Falei aqui apenas destas, mas há outras igualmente belas, como o arranjo de um sutil samba de roda, entre palmas, violões e percussão leve, para Sonho Meu, pérola de Dona Yvone Lara, já cantada por Bethânia e Gal. A beleza aqui se sobressai pela delicadeza da voz, pelo arranjo que valoriza a interpretação e pelo final, no qual Marina de La Riva recita um poema curto e muito delicado de Jose Marti, figura importante na cultura cubana. Em breve posto coisas que ele escreveu. Ainda há uma regravação para uma canção de Silvio Rodriguez, que fecha o disco e que abre o site desta moça: Te amaré e después. Não é à toa que ela está em partes importantes do disco e do site, pois esta canção é linda e em sua voz, acompanhada apenas pelo piano de Pepe Cisneiro, ganha contornos de grande beleza, só para provar que uma grande canção não precisa de muita firula.

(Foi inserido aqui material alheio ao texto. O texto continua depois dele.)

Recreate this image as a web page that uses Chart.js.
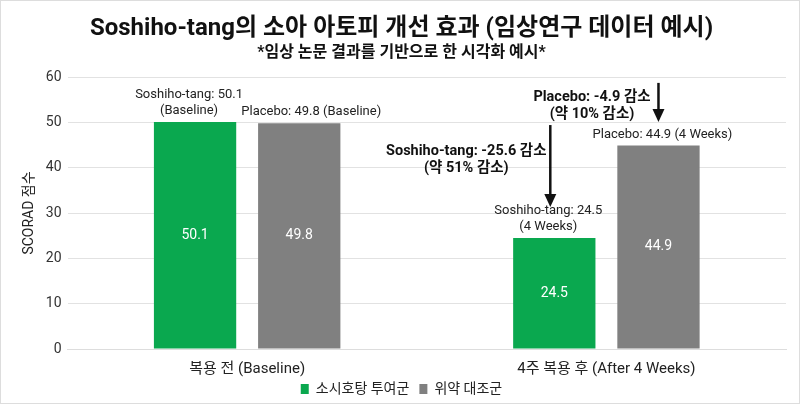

Talvez eu esteja exagerando, afinal paixões são assim, nos cegam, e eu estou encantado por essa moça. Já havia um tempo que estava disposto a redescobrir o cancioneiro latino espanhol e os discos de Caetano, como Fina Estampa, eram um bom caminho, assim como os boleros e guarânias que ouvia, buscando coisas na net ou aqui em casa, com meu cd de Nat King Cole cantando em espanhol ( uma beleza, por sinal, tão belo que até entrou naquele filme nota 1000 de Wong Kar Wai, o Amor à Flor da Pele). Marina de La Riva só veio a acentuar esse desejo. Que ele dure, assim como a beleza de tê-la ouvido ao longo desses dias sem rumo. Ave, Marina de La Riva!!